When 18 Republican attorneys general back President Donald Trump's latest ludicrous Supreme Court try to overturn the election, it's hard to foresee any GOP cooperation with a Biden presidency.
When leading GOP senators stay mum on Trump's fake fraud claims and his fans' threats of violence, with tongues frozen by fear of the president and his followers, it's hard to imagine bipartisanship in Congress.
Yet President-elect Joe Biden has made bipartisan outreach his motto. His calls to heal the country's bitter partisan divide were a key reason for his victory. And Biden knows that little congressional work will get done with a slim Democratic margin in the House and a closely divided Senate unless there is some cross-party cooperation.
So a key to Biden's legislative agenda will be Sen. Chris Coons, D-Del., a close ally for decades, who has spent the last decade cultivating relationships with Senate Republicans, out of a sincere belief that this is the only way government can function. The news website Politico labeled Coons "Biden's ambassador to the GOP." His unflagging efforts to find GOP partners could be critical on many domestic and foreign issues.
So watch Coons' progress closely to gauge whether enough legislators finally realize that — to paraphrase Lincoln for our times — a country bitterly divided cannot stand.
"It's going to be very difficult," Coons told me by phone, referring to the odds for cross-party action.
But the Delaware Democrat, (who holds Biden's old seat) is unflagging.

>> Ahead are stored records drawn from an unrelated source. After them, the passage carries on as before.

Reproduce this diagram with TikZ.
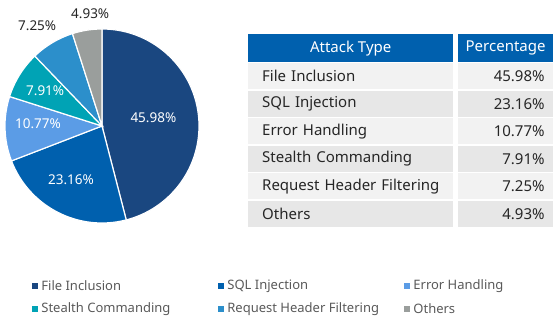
\documentclass[tikz,border=0pt]{standalone}
\usepackage{fontspec}
\setmainfont{Noto Sans}
\usetikzlibrary{positioning, calc}
\definecolor{fileinc}{HTML}{1A4780}
\definecolor{sqlinj}{HTML}{0060AE}
\definecolor{errhand}{HTML}{5B9CE6}
\definecolor{stealth}{HTML}{00A3B5}
\definecolor{reqhead}{HTML}{2C8FCB}
\definecolor{others}{HTML}{9A9E9C}
\definecolor{headblue}{HTML}{0060AE}
\definecolor{rowA}{HTML}{F2F2F2}
\definecolor{rowB}{HTML}{E7E7E7}
\definecolor{txtdark}{HTML}{262626}
\definecolor{txtgray}{HTML}{595959}

\begin{document}
\begin{tikzpicture}[
x=1pt, y=1pt,
slicelabel/.style={text=white, font=\fontsize{13.5}{16}\selectfont},
outlabel/.style={text=txtdark, font=\fontsize{13.5}{16}\selectfont},
headcell/.style={fill=headblue, text=white, minimum height=28pt, inner sep=0pt, font=\fontsize{15}{18}\selectfont},
namecell/.style={anchor=north west, minimum height=26pt, inner xsep=14pt, inner ysep=0pt, text width=177pt, align=left, text=txtdark, font=\fontsize{15}{18}\selectfont},
pctcell/.style={minimum height=26pt, inner xsep=9pt, inner ysep=0pt, text width=78pt, align=right, text=txtdark, font=\fontsize{15}{18}\selectfont},
legsq/.style={minimum size=6pt, inner sep=0pt},
legtext/.style={text=txtgray, inner sep=0pt, font=\fontsize{13}{15}\selectfont}
]
\useasboundingbox (0,0) rectangle (553,320);

% pie
\coordinate (c) at (102,194);
\foreach \ang/\sz/\col in {90/165.53/fileinc, -75.53/83.38/sqlinj, -158.91/38.77/errhand,
  -197.68/28.48/stealth, -226.16/26.10/reqhead, -252.26/17.74/others}
  \filldraw[fill=\col, draw=white, line width=1.2pt] (c) -- ++(\ang:97) arc[start angle=\ang, delta angle=-\sz, radius=97] -- cycle;

\node[slicelabel] (l1) at ($(c)+(8.8:52)$) {45.98\%};
\node[slicelabel] (l2) at ($(c)+(-120:62)$) {23.16\%};
\node[slicelabel] (l3) at ($(c)+(178:64)$) {10.77\%};
\node[slicelabel] (l4) at ($(c)+(148:67)$) {7.91\%};
\node[outlabel] (l5) at ($(c)+(123:119)$) {7.25\%};
\node[outlabel] (l6) at ($(c)+(96:113)$) {4.93\%};

% table
\node[headcell, anchor=north west, minimum width=205pt] (hname) at (248,286) {Attack Type};
\node[headcell, minimum width=96pt, right=4pt of hname] (hpct) {Percentage};
\foreach \nm/\pc/\fl [count=\i] in {File Inclusion/45.98/rowA, SQL Injection/23.16/rowB,
  Error Handling/10.77/rowA, Stealth Commanding/7.91/rowB,
  Request Header Filtering/7.25/rowA, Others/4.93/rowB} {
  \node[namecell, fill=\fl] (n\i) at (248,257-27.5*\i+27.5) {\mbox{\nm}};
  \node[pctcell, fill=\fl, right=4pt of n\i] (p\i) {\pc\%};
}

% legend
\foreach \nm/\col/\x/\y [count=\i] in {File Inclusion/fileinc/35/34, SQL Injection/sqlinj/221/34,
  Error Handling/errhand/407/34, Stealth Commanding/stealth/35/11,
  Request Header Filtering/reqhead/221/11, Others/others/407/11} {
  \node[legsq, fill=\col] (sq\i) at (\x,\y) {};
  \node[legtext, right=3pt of sq\i] (lg\i) {\nm};
}
\end{tikzpicture}
\end{document}
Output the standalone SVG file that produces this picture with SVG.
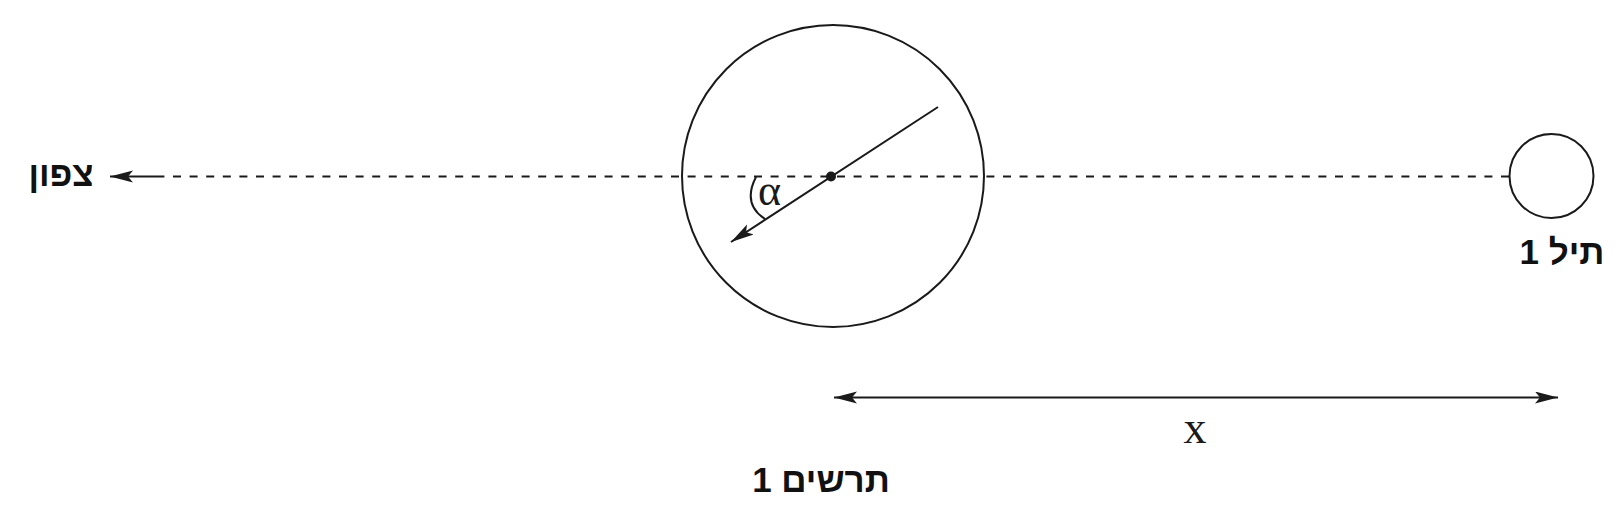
<svg xmlns="http://www.w3.org/2000/svg" width="1623" height="520" viewBox="0 0 1623 520">
<style>
.ln{stroke:#1a1a1a;stroke-width:2;fill:none}
.dash{stroke:#1a1a1a;stroke-width:2;fill:none;stroke-dasharray:8 8.6}
.heb{font-family:"Liberation Sans","DejaVu Sans",sans-serif;font-weight:bold;font-size:35px;fill:#111;text-anchor:middle}
.lat{font-family:"Liberation Serif","DejaVu Serif",serif;fill:#1a1a1a}
</style>
<defs>
<marker id="ah" markerUnits="userSpaceOnUse" markerWidth="26" markerHeight="14" refX="23" refY="6" orient="auto-start-reverse">
<path d="M0,0 L23,6 L0,12 L5,6 Z" fill="#1a1a1a"/>
</marker>
</defs>
<rect width="1623" height="520" fill="#fff"/>
<g id="connectors">
<line class="ln" x1="164" y1="176.5" x2="110" y2="176.5" marker-end="url(#ah)"/>
<line class="dash" x1="1509" y1="176.5" x2="164" y2="176.5"/>
<line class="ln" x1="938" y1="107" x2="731" y2="242" marker-end="url(#ah)"/>
<path class="ln" d="M756,177 Q742,204 765,219"/>
<line class="ln" x1="834" y1="397.5" x2="1558" y2="397.5" marker-start="url(#ah)" marker-end="url(#ah)"/>
</g>
<g id="north">
<text class="heb" x="61" y="186" direction="rtl">צפון</text>
</g>
<g id="bigcircle">
<circle class="ln" cx="833" cy="176" r="151"/>
<circle cx="831" cy="176.5" r="5" fill="#1a1a1a"/>
<text class="lat" x="758" y="205" font-size="44">α</text>
</g>
<g id="wire">
<circle class="ln" cx="1551.5" cy="176" r="42"/>
<text class="heb" x="1562" y="264" direction="rtl">תיל 1</text>
</g>
<g id="xlabel">
<text class="lat" x="1195" y="443" font-size="46" text-anchor="middle">x</text>
</g>
<g id="caption">
<text class="heb" x="821" y="492" direction="rtl">תרשים 1</text>
</g>
</svg>
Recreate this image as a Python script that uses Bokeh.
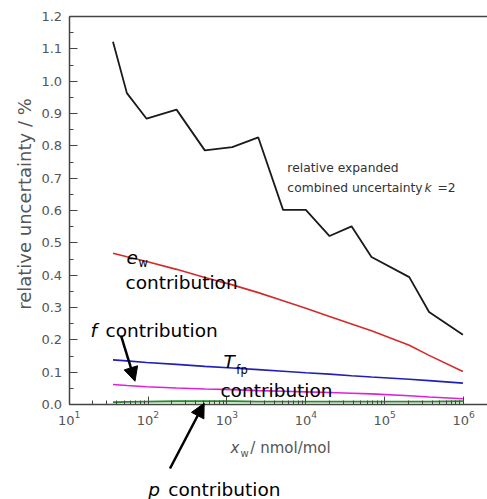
import math
from bokeh.plotting import figure
from bokeh.models import (FixedTicker, Label, Arrow, NormalHead, Range1d,
                          PrintfTickFormatter, LogAxis)
from bokeh.embed import file_html
from bokeh.resources import INLINE

# ---- data ----
xw = [36, 54, 96, 230, 525, 1170, 2500, 5150, 10000, 20000, 38000, 68000,
      205000, 365000, 980000]
total_k2 = [1.122, 0.963, 0.884, 0.912, 0.786, 0.796, 0.826, 0.602, 0.602,
            0.521, 0.551, 0.456, 0.394, 0.286, 0.216]
ew_contrib = [0.468, 0.457, 0.442, 0.418, 0.393, 0.370, 0.346, 0.321, 0.298,
              0.272, 0.249, 0.228, 0.183, 0.152, 0.102]
tfp_contrib = [0.138, 0.135, 0.130, 0.124, 0.118, 0.113, 0.108, 0.103, 0.098,
               0.094, 0.089, 0.085, 0.078, 0.074, 0.066]
f_contrib = [0.062, 0.059, 0.055, 0.051, 0.048, 0.046, 0.043, 0.041, 0.039,
             0.037, 0.035, 0.033, 0.027, 0.023, 0.018]
p_contrib = [0.007, 0.008, 0.009, 0.010, 0.010, 0.010, 0.009, 0.009, 0.009,
             0.009, 0.009, 0.009, 0.009, 0.009, 0.010]
y_ticks = [round(0.1 * i, 1) for i in range(13)]
y_minor = [round(0.05 * i, 2) for i in range(25)]

FONT = "DejaVu Sans"
GREY = "#555555"
AX = "#444444"

X_MIN, X_MAX = 10, 10 ** 6.303      # drawn extent of the x axis
Y_MIN, Y_MAX = 0.0, 1.2             # drawn extent of the y axis

p = figure(width=487, height=499, x_axis_type="log",
           x_range=Range1d(10 ** 0.1305, X_MAX),
           y_range=Range1d(-0.2938, 1.2495),
           output_backend="svg", toolbar_location=None,
           min_border_left=0, min_border_right=0, min_border_top=0,
           min_border_bottom=0)
p.grid.visible = False
p.outline_line_color = None
p.background_fill_color = "white"

# axes styling
p.xaxis.fixed_location = Y_MIN
p.xaxis.bounds = (X_MIN, X_MAX)
p.yaxis.fixed_location = X_MIN
p.yaxis.bounds = (Y_MIN, Y_MAX)
p.yaxis.ticker = FixedTicker(ticks=y_ticks, minor_ticks=y_minor)
p.yaxis.formatter = PrintfTickFormatter(format="%.1f")
for ax in (p.xaxis[0], p.yaxis[0]):
    ax.major_tick_out = 0
    ax.major_tick_in = 8
    ax.minor_tick_out = 0
    ax.minor_tick_in = 4
    ax.axis_line_color = AX
    ax.axis_line_width = 1.5
    ax.major_tick_line_color = AX
    ax.minor_tick_line_color = AX
    ax.major_label_text_font = FONT
    ax.major_label_text_font_size = "13px"
    ax.major_label_text_color = GREY
p.yaxis.major_label_standoff = 7
p.xaxis.major_label_standoff = 6

# top frame line (an axis with no ticks)
top = LogAxis(fixed_location=Y_MAX, bounds=(X_MIN, X_MAX),
              ticker=FixedTicker(ticks=[], minor_ticks=[]),
              axis_line_color=AX, axis_line_width=1.5,
              major_tick_in=0, major_tick_out=0, minor_tick_in=0,
              minor_tick_out=0)
p.add_layout(top, "above")

# lines
p.line(xw, total_k2, line_color="#1a1a1a", line_width=1.8)
p.line(xw, ew_contrib, line_color="#d42a2a", line_width=1.6)
p.line(xw, tfp_contrib, line_color="#2020b8", line_width=1.6)
p.line(xw, f_contrib, line_color="#e020d8", line_width=1.6)
p.line(xw, p_contrib, line_color="#2a8a2a", line_width=1.8)


def lab(x, y, text, size="18.5px", style="normal", color="black", angle=0.0,
        align="left"):
    p.add_layout(Label(x=x, y=y, text=text, text_font=FONT,
                       text_font_size=size, text_font_style=style,
                       text_color=color, text_align=align, angle=angle,
                       text_baseline="alphabetic"))


# y axis title
lab(2.72, 0.62, "relative uncertainty / %", size="18px", color=GREY,
    angle=math.pi / 2, align="center")

# annotations
lab(5840, 0.730, "relative expanded", size="12.3px", color="#333333")
lab(5840, 0.671, "combined uncertainty", size="12.3px", color="#333333")
lab(319000, 0.671, "k", size="12.3px", style="italic", color="#333333")
lab(467000, 0.671, "=2", size="12.3px", color="#333333")

lab(53.5, 0.455, "e", style="italic")
lab(75.8, 0.438, "w", size="11.5px")
lab(51.9, 0.377, "contribution")

lab(18.7, 0.229, "f", style="italic")
lab(29.0, 0.229, "contribution")

lab(903, 0.133, "T", style="italic")
lab(1318, 0.108, "fp", size="11.5px")
lab(828, 0.043, "contribution")

lab(101, -0.263, "p", style="italic")
lab(181, -0.263, "contribution")

# x axis title
lab(1107, -0.133, "x", size="15px", style="italic", color=GREY)
lab(1482, -0.152, "w", size="10px", color=GREY)
lab(1983, -0.133, "/ nmol/mol", size="15px", color=GREY)

p.add_layout(Arrow(x_start=45.5, y_start=0.213, x_end=68.4, y_end=0.072,
                   line_width=2.5, line_color="black",
                   end=NormalHead(size=14, fill_color="black",
                                  line_color="black")))
p.add_layout(Arrow(x_start=190, y_start=-0.198, x_end=515, y_end=0.004,
                   line_width=2.5, line_color="black",
                   end=NormalHead(size=14, fill_color="black",
                                  line_color="black")))

open("out.html", "w").write(file_html(p, INLINE))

He is also smart, thoughtful and straightforward, with simultaneous Yale degrees in law and in ethics from Yale Divinity School. (Ethics and law: How blissfully old-fashioned to think of those two words in the same sentence.)
"A number of GOP senators I have talked with, including Pennsylvania's Sen. [Pat] Toomey, talk about how frustrated we are," Coons continued. "The work of the legislature has ground to a halt. This is a bipartisan concern. A group of us are pressing our leaders."